• PROBLEM DESCRIPTION: Transcribe every entry word for word. Skip the pictures.
########
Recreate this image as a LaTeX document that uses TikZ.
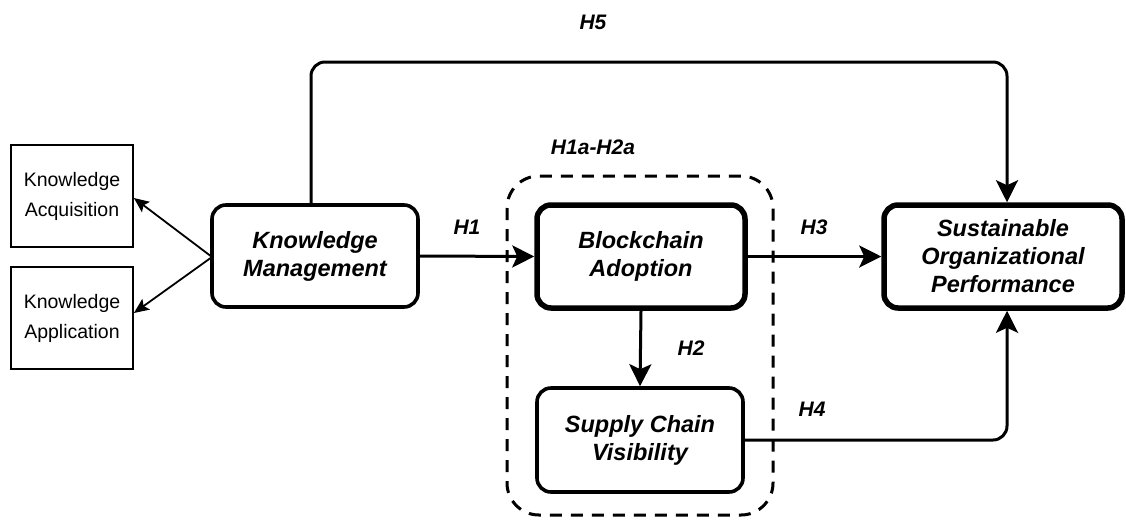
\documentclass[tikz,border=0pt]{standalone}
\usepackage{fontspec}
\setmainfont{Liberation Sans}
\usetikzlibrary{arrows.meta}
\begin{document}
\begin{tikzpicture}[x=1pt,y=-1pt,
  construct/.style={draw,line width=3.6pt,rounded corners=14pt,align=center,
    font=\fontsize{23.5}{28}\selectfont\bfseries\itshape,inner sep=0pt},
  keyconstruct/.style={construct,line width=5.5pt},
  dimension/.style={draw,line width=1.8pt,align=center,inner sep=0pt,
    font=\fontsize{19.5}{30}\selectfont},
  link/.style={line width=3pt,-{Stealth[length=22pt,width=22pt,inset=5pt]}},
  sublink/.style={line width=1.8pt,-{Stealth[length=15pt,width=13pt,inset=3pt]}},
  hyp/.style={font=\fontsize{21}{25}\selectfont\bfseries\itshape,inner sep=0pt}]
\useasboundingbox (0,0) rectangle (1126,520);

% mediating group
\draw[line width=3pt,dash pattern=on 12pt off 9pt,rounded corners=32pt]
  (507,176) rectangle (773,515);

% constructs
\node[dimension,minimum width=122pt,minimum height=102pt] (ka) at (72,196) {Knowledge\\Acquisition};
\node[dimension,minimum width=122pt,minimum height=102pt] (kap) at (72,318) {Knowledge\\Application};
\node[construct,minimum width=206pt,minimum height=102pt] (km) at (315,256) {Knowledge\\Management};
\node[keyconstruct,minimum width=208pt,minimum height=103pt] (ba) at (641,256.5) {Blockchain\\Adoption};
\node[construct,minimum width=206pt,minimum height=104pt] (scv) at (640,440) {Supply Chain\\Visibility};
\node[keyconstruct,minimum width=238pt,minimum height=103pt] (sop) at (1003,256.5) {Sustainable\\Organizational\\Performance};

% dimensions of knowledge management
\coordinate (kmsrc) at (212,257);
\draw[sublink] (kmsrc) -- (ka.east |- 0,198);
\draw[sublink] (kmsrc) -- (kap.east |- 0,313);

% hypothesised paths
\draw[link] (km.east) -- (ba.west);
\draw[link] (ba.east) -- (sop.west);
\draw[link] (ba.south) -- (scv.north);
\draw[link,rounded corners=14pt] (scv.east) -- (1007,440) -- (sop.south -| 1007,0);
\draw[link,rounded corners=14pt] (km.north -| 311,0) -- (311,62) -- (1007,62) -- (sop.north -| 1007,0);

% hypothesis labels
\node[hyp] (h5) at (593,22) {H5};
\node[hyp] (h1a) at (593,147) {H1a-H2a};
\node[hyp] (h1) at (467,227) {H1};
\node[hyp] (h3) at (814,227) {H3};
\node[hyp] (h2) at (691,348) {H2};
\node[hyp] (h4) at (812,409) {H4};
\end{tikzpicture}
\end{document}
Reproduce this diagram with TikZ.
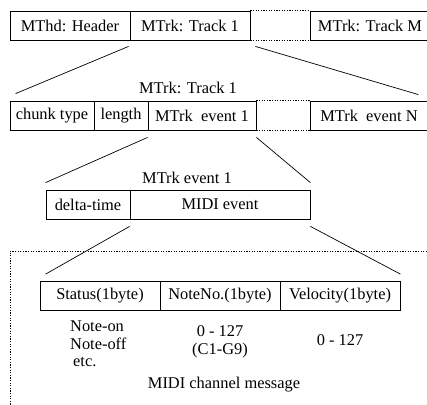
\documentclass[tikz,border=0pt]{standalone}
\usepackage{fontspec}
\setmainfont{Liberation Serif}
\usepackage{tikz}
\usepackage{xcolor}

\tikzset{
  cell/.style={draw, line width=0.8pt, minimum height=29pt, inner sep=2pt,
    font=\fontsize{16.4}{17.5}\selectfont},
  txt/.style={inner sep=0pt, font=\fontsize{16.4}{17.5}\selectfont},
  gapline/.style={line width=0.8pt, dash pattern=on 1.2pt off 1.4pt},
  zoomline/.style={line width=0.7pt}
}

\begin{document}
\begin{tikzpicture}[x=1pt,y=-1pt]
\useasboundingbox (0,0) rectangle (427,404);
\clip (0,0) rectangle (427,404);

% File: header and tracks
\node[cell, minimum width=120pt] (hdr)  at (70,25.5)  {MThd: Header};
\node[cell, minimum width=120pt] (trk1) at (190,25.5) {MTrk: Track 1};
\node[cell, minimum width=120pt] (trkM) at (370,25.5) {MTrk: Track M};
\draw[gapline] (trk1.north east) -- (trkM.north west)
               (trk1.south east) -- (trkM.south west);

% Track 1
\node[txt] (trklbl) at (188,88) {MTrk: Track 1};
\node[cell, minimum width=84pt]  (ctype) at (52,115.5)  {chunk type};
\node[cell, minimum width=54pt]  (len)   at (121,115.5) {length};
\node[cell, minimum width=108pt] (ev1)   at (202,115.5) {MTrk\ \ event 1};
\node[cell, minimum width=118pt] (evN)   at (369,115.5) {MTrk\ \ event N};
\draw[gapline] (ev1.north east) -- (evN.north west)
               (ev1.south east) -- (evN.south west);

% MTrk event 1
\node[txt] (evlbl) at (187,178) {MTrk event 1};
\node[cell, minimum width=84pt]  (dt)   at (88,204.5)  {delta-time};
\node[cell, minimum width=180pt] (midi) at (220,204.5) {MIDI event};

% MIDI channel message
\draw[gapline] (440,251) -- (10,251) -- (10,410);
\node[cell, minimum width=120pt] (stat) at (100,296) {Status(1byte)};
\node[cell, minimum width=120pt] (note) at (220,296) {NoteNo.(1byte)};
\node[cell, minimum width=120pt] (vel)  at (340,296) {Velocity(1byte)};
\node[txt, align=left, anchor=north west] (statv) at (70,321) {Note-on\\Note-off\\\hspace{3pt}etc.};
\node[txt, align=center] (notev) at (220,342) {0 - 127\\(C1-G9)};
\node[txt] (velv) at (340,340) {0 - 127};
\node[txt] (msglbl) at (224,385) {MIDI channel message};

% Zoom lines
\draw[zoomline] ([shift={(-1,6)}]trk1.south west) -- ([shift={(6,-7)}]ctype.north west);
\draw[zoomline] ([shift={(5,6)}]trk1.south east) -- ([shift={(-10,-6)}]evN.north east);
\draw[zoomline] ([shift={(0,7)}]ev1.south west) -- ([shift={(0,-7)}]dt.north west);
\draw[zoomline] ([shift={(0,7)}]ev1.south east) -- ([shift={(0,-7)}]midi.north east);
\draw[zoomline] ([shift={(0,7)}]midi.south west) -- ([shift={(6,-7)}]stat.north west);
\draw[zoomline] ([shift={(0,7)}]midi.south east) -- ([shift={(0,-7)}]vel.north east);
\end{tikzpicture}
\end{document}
########
• OUTPUT OF THE EXERCISE:
Recreate this image as a LaTeX document that uses TikZ.
\documentclass[tikz,border=0pt]{standalone}
\usepackage{fontspec}
\setmainfont{Liberation Sans}
\usetikzlibrary{arrows.meta}
\begin{document}
\begin{tikzpicture}[x=1pt,y=-1pt,
  construct/.style={draw,line width=3.6pt,rounded corners=14pt,align=center,
    font=\fontsize{23.5}{28}\selectfont\bfseries\itshape,inner sep=0pt},
  keyconstruct/.style={construct,line width=5.5pt},
  dimension/.style={draw,line width=1.8pt,align=center,inner sep=0pt,
    font=\fontsize{19.5}{30}\selectfont},
  link/.style={line width=3pt,-{Stealth[length=22pt,width=22pt,inset=5pt]}},
  sublink/.style={line width=1.8pt,-{Stealth[length=15pt,width=13pt,inset=3pt]}},
  hyp/.style={font=\fontsize{21}{25}\selectfont\bfseries\itshape,inner sep=0pt}]
\useasboundingbox (0,0) rectangle (1126,520);

% mediating group
\draw[line width=3pt,dash pattern=on 12pt off 9pt,rounded corners=32pt]
  (507,176) rectangle (773,515);

% constructs
\node[dimension,minimum width=122pt,minimum height=102pt] (ka) at (72,196) {Knowledge\\Acquisition};
\node[dimension,minimum width=122pt,minimum height=102pt] (kap) at (72,318) {Knowledge\\Application};
\node[construct,minimum width=206pt,minimum height=102pt] (km) at (315,256) {Knowledge\\Management};
\node[keyconstruct,minimum width=208pt,minimum height=103pt] (ba) at (641,256.5) {Blockchain\\Adoption};
\node[construct,minimum width=206pt,minimum height=104pt] (scv) at (640,440) {Supply Chain\\Visibility};
\node[keyconstruct,minimum width=238pt,minimum height=103pt] (sop) at (1003,256.5) {Sustainable\\Organizational\\Performance};

% dimensions of knowledge management
\coordinate (kmsrc) at (212,257);
\draw[sublink] (kmsrc) -- (ka.east |- 0,198);
\draw[sublink] (kmsrc) -- (kap.east |- 0,313);

% hypothesised paths
\draw[link] (km.east) -- (ba.west);
\draw[link] (ba.east) -- (sop.west);
\draw[link] (ba.south) -- (scv.north);
\draw[link,rounded corners=14pt] (scv.east) -- (1007,440) -- (sop.south -| 1007,0);
\draw[link,rounded corners=14pt] (km.north -| 311,0) -- (311,62) -- (1007,62) -- (sop.north -| 1007,0);

% hypothesis labels
\node[hyp] (h5) at (593,22) {H5};
\node[hyp] (h1a) at (593,147) {H1a-H2a};
\node[hyp] (h1) at (467,227) {H1};
\node[hyp] (h3) at (814,227) {H3};
\node[hyp] (h2) at (691,348) {H2};
\node[hyp] (h4) at (812,409) {H4};
\end{tikzpicture}
\end{document}
Reproduce this diagram with TikZ.
\documentclass[tikz,border=0pt]{standalone}
\usepackage{fontspec}
\setmainfont{Liberation Serif}
\usepackage{tikz}
\usepackage{xcolor}

\tikzset{
  cell/.style={draw, line width=0.8pt, minimum height=29pt, inner sep=2pt,
    font=\fontsize{16.4}{17.5}\selectfont},
  txt/.style={inner sep=0pt, font=\fontsize{16.4}{17.5}\selectfont},
  gapline/.style={line width=0.8pt, dash pattern=on 1.2pt off 1.4pt},
  zoomline/.style={line width=0.7pt}
}

\begin{document}
\begin{tikzpicture}[x=1pt,y=-1pt]
\useasboundingbox (0,0) rectangle (427,404);
\clip (0,0) rectangle (427,404);

% File: header and tracks
\node[cell, minimum width=120pt] (hdr)  at (70,25.5)  {MThd: Header};
\node[cell, minimum width=120pt] (trk1) at (190,25.5) {MTrk: Track 1};
\node[cell, minimum width=120pt] (trkM) at (370,25.5) {MTrk: Track M};
\draw[gapline] (trk1.north east) -- (trkM.north west)
               (trk1.south east) -- (trkM.south west);

% Track 1
\node[txt] (trklbl) at (188,88) {MTrk: Track 1};
\node[cell, minimum width=84pt]  (ctype) at (52,115.5)  {chunk type};
\node[cell, minimum width=54pt]  (len)   at (121,115.5) {length};
\node[cell, minimum width=108pt] (ev1)   at (202,115.5) {MTrk\ \ event 1};
\node[cell, minimum width=118pt] (evN)   at (369,115.5) {MTrk\ \ event N};
\draw[gapline] (ev1.north east) -- (evN.north west)
               (ev1.south east) -- (evN.south west);

% MTrk event 1
\node[txt] (evlbl) at (187,178) {MTrk event 1};
\node[cell, minimum width=84pt]  (dt)   at (88,204.5)  {delta-time};
\node[cell, minimum width=180pt] (midi) at (220,204.5) {MIDI event};

% MIDI channel message
\draw[gapline] (440,251) -- (10,251) -- (10,410);
\node[cell, minimum width=120pt] (stat) at (100,296) {Status(1byte)};
\node[cell, minimum width=120pt] (note) at (220,296) {NoteNo.(1byte)};
\node[cell, minimum width=120pt] (vel)  at (340,296) {Velocity(1byte)};
\node[txt, align=left, anchor=north west] (statv) at (70,321) {Note-on\\Note-off\\\hspace{3pt}etc.};
\node[txt, align=center] (notev) at (220,342) {0 - 127\\(C1-G9)};
\node[txt] (velv) at (340,340) {0 - 127};
\node[txt] (msglbl) at (224,385) {MIDI channel message};

% Zoom lines
\draw[zoomline] ([shift={(-1,6)}]trk1.south west) -- ([shift={(6,-7)}]ctype.north west);
\draw[zoomline] ([shift={(5,6)}]trk1.south east) -- ([shift={(-10,-6)}]evN.north east);
\draw[zoomline] ([shift={(0,7)}]ev1.south west) -- ([shift={(0,-7)}]dt.north west);
\draw[zoomline] ([shift={(0,7)}]ev1.south east) -- ([shift={(0,-7)}]midi.north east);
\draw[zoomline] ([shift={(0,7)}]midi.south west) -- ([shift={(6,-7)}]stat.north west);
\draw[zoomline] ([shift={(0,7)}]midi.south east) -- ([shift={(0,-7)}]vel.north east);
\end{tikzpicture}
\end{document}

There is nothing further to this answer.